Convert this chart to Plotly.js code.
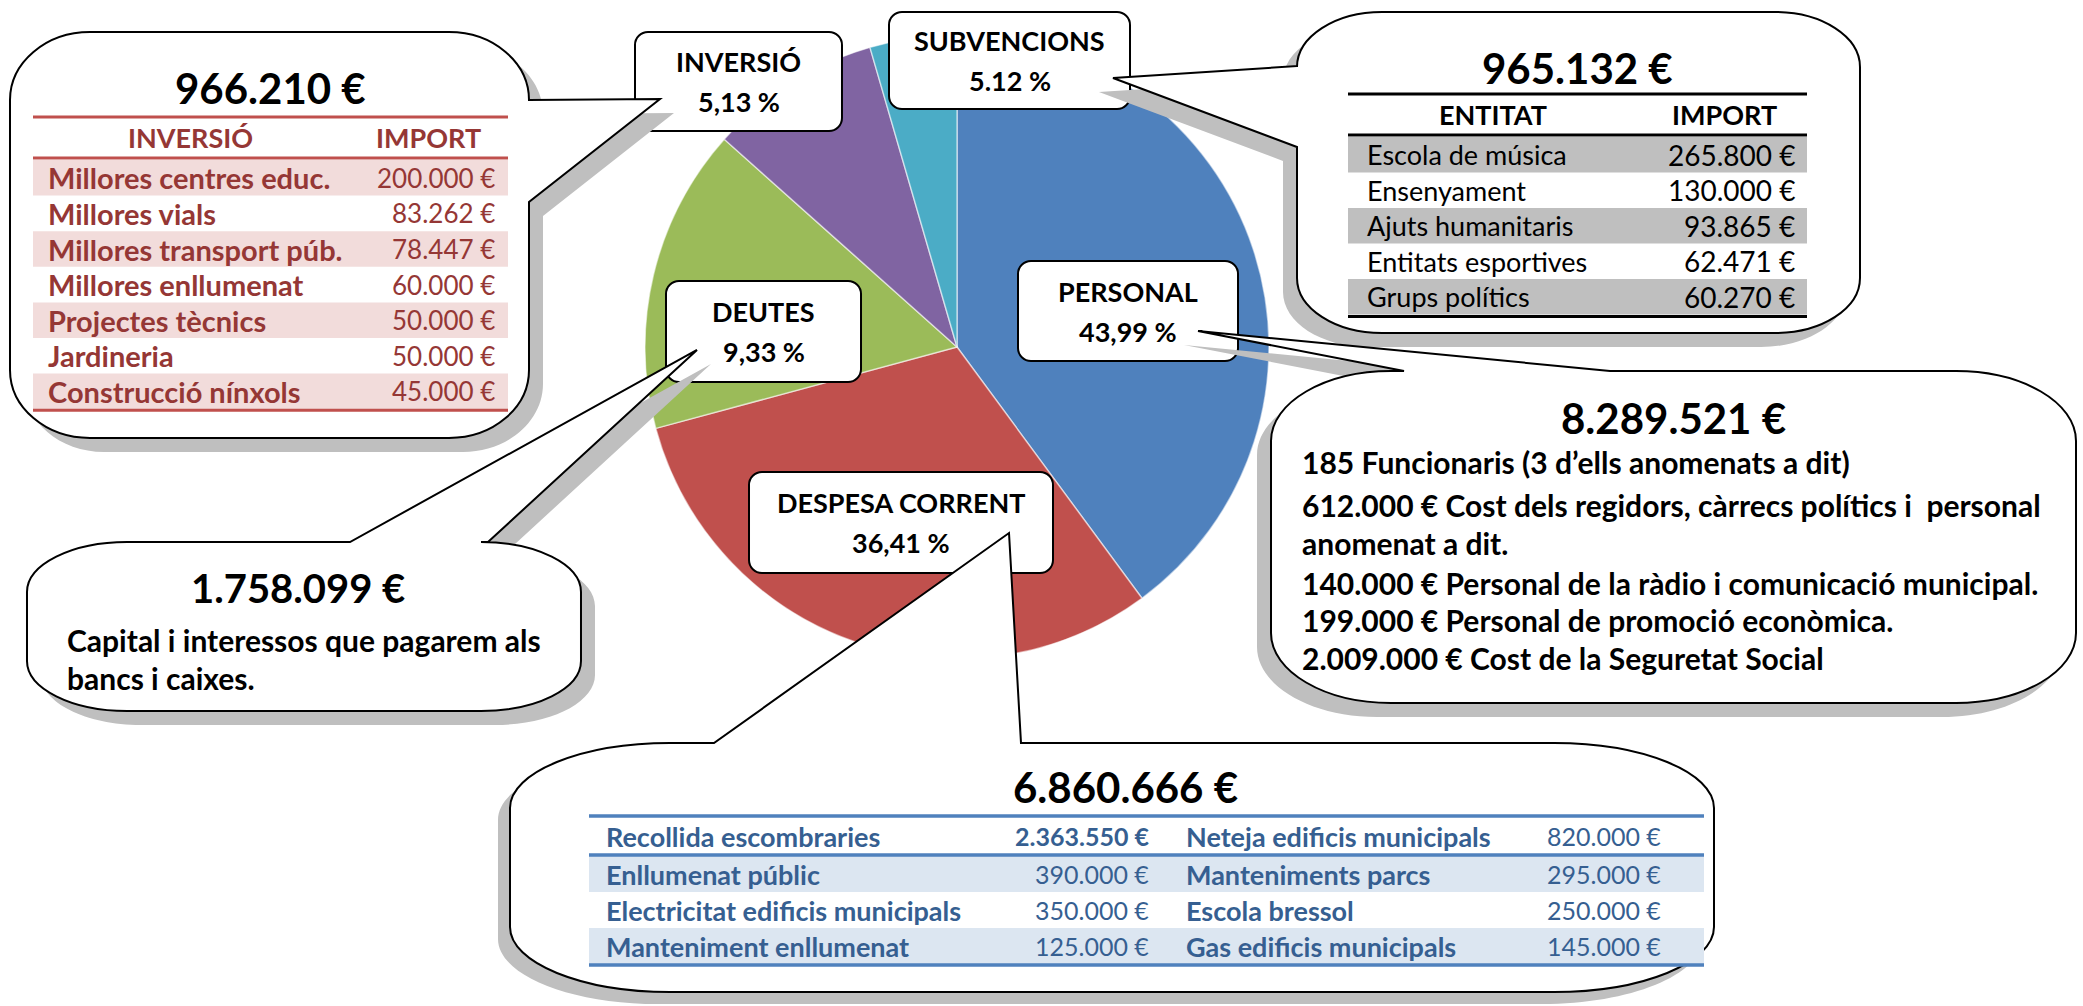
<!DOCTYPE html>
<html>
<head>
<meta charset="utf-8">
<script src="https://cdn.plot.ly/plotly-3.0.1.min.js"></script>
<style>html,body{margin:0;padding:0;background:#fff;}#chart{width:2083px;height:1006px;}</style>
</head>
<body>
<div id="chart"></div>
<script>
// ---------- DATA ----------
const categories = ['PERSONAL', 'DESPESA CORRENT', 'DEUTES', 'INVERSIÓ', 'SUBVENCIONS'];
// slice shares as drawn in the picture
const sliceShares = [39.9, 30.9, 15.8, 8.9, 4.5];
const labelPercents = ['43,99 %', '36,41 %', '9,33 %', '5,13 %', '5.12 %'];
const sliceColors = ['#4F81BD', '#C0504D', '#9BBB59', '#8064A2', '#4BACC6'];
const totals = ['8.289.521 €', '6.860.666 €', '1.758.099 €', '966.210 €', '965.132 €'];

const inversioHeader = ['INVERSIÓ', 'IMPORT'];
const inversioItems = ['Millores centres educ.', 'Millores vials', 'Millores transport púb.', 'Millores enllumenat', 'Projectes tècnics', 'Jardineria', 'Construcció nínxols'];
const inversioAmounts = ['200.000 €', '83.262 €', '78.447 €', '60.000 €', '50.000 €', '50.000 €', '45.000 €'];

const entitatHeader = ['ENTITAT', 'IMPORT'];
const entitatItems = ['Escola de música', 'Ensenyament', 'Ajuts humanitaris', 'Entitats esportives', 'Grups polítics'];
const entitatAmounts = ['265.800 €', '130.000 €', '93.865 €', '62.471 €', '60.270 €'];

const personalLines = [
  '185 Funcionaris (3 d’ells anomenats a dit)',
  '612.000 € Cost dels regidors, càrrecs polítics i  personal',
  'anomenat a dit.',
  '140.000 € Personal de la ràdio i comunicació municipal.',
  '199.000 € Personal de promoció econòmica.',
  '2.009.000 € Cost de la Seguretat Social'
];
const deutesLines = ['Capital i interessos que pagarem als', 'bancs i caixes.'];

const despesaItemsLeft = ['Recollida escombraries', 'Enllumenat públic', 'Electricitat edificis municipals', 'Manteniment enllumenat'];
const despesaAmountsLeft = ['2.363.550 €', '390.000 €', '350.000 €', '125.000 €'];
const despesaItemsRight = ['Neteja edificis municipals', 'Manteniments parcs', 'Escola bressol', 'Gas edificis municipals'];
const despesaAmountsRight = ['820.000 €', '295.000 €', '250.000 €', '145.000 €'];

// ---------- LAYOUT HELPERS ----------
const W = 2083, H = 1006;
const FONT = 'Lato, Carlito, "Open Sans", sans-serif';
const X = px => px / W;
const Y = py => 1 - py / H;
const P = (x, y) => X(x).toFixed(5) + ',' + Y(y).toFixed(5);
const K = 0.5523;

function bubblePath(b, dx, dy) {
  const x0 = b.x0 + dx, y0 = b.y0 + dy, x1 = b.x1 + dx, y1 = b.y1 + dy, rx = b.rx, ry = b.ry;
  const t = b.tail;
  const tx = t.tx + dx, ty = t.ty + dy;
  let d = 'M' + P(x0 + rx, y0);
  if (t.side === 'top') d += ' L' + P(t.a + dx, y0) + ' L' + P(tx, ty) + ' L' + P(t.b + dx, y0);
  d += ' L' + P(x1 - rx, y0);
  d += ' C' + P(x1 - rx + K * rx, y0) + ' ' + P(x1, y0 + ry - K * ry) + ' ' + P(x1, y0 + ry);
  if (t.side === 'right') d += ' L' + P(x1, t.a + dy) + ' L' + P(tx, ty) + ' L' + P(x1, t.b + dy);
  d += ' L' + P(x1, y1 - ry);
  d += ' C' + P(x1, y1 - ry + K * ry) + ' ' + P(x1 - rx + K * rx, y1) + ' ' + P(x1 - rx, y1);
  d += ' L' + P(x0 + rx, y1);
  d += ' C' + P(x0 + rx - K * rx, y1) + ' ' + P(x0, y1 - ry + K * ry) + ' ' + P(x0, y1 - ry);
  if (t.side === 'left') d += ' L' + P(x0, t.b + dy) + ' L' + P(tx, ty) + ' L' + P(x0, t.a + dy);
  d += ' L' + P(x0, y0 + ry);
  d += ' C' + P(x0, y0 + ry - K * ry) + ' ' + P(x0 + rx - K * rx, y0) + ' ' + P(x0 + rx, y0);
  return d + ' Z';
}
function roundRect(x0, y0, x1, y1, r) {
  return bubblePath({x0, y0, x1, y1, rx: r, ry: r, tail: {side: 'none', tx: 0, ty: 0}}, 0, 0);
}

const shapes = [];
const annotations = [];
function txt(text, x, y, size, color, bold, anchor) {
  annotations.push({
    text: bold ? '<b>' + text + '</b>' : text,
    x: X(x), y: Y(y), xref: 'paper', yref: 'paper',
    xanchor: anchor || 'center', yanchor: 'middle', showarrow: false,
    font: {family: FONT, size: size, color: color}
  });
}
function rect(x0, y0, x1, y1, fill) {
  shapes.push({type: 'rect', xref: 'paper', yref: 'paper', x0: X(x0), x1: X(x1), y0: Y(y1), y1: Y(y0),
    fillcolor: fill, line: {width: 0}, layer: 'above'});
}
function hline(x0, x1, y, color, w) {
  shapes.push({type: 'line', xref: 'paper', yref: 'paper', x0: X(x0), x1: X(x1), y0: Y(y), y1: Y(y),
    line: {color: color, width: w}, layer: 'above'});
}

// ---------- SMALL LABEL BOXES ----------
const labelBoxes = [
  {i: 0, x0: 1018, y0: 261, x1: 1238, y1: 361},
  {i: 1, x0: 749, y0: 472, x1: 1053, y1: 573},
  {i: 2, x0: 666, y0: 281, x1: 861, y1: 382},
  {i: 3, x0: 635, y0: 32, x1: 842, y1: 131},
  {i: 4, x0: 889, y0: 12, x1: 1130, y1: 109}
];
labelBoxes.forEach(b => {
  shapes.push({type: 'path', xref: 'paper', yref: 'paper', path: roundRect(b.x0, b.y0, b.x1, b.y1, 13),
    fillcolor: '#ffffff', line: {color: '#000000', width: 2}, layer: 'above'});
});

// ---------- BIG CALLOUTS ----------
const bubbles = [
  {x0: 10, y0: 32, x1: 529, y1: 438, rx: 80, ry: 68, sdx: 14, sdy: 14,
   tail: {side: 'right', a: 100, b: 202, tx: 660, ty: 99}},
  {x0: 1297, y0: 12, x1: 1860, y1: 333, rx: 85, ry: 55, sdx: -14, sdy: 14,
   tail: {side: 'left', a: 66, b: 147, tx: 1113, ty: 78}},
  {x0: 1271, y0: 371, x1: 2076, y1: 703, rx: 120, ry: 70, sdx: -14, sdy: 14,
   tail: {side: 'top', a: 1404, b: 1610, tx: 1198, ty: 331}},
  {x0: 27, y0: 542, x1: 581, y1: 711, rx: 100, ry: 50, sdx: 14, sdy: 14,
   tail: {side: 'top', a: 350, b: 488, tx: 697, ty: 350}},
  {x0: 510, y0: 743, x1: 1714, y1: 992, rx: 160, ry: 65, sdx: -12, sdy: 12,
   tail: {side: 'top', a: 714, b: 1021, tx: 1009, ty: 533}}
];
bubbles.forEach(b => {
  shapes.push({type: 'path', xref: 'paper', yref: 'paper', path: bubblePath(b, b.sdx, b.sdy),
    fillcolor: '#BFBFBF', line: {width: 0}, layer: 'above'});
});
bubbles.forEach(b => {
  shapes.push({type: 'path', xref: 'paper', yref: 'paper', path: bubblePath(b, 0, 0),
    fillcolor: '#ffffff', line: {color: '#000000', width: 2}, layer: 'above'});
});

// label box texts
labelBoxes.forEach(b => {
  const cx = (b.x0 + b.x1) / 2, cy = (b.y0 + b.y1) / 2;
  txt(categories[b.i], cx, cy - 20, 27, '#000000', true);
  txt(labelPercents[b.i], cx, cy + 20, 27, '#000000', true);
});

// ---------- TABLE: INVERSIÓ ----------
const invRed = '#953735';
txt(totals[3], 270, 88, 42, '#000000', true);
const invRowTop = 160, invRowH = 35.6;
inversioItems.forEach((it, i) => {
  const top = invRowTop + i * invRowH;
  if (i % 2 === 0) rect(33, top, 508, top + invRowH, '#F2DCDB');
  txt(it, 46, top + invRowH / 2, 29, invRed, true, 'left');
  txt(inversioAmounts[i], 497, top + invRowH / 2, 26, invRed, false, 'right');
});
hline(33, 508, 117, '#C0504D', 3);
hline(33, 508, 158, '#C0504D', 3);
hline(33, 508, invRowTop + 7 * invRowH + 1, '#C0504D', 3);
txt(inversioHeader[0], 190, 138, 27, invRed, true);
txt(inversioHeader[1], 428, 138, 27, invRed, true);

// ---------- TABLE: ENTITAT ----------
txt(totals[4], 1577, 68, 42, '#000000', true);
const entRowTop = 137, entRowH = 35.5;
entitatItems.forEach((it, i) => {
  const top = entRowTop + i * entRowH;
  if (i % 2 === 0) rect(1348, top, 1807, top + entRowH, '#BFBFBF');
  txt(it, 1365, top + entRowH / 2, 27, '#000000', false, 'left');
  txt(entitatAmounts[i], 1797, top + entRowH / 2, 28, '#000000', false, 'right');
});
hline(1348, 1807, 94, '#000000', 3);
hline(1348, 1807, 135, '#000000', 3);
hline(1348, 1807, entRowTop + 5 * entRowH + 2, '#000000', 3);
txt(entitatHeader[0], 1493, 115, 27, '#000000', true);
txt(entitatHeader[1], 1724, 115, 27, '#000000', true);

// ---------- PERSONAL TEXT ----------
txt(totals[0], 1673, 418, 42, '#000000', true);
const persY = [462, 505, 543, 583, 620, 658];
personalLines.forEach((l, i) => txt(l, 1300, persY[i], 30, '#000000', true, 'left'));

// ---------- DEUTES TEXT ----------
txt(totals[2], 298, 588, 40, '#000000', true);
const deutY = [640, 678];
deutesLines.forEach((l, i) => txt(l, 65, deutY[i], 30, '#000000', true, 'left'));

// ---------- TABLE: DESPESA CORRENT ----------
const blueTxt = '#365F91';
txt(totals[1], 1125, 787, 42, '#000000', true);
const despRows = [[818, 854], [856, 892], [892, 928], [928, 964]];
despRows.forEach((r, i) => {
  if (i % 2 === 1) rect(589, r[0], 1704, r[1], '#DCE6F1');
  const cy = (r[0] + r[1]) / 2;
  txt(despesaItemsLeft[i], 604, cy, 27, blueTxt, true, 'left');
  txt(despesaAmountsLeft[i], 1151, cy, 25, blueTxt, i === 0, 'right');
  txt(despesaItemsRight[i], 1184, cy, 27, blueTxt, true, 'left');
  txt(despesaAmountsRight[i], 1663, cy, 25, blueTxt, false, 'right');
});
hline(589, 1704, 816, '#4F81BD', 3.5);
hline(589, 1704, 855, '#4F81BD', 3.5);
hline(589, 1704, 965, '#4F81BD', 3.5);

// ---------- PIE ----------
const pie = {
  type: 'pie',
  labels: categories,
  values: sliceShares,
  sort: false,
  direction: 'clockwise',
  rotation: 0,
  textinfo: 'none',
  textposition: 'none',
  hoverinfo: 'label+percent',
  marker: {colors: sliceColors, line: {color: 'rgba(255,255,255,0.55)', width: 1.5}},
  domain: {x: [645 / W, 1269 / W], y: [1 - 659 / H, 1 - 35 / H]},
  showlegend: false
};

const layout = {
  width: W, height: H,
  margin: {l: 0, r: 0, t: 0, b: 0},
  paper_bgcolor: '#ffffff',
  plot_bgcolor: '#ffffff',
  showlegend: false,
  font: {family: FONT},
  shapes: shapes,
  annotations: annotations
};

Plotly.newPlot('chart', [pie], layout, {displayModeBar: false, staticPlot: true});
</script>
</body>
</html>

==============================

> Prompt
Print, exactly as written, the lines above from the first one to the one containing "const totals = ['8.289.521". Leave out pictures.

> Solution
Convert this chart to Plotly.js code.
<!DOCTYPE html>
<html>
<head>
<meta charset="utf-8">
<script src="https://cdn.plot.ly/plotly-3.0.1.min.js"></script>
<style>html,body{margin:0;padding:0;background:#fff;}#chart{width:2083px;height:1006px;}</style>
</head>
<body>
<div id="chart"></div>
<script>
// ---------- DATA ----------
const categories = ['PERSONAL', 'DESPESA CORRENT', 'DEUTES', 'INVERSIÓ', 'SUBVENCIONS'];
// slice shares as drawn in the picture
const sliceShares = [39.9, 30.9, 15.8, 8.9, 4.5];
const labelPercents = ['43,99 %', '36,41 %', '9,33 %', '5,13 %', '5.12 %'];
const sliceColors = ['#4F81BD', '#C0504D', '#9BBB59', '#8064A2', '#4BACC6'];
const totals = ['8.289.521 €', '6.860.666 €', '1.758.099 €', '966.210 €', '965.132 €'];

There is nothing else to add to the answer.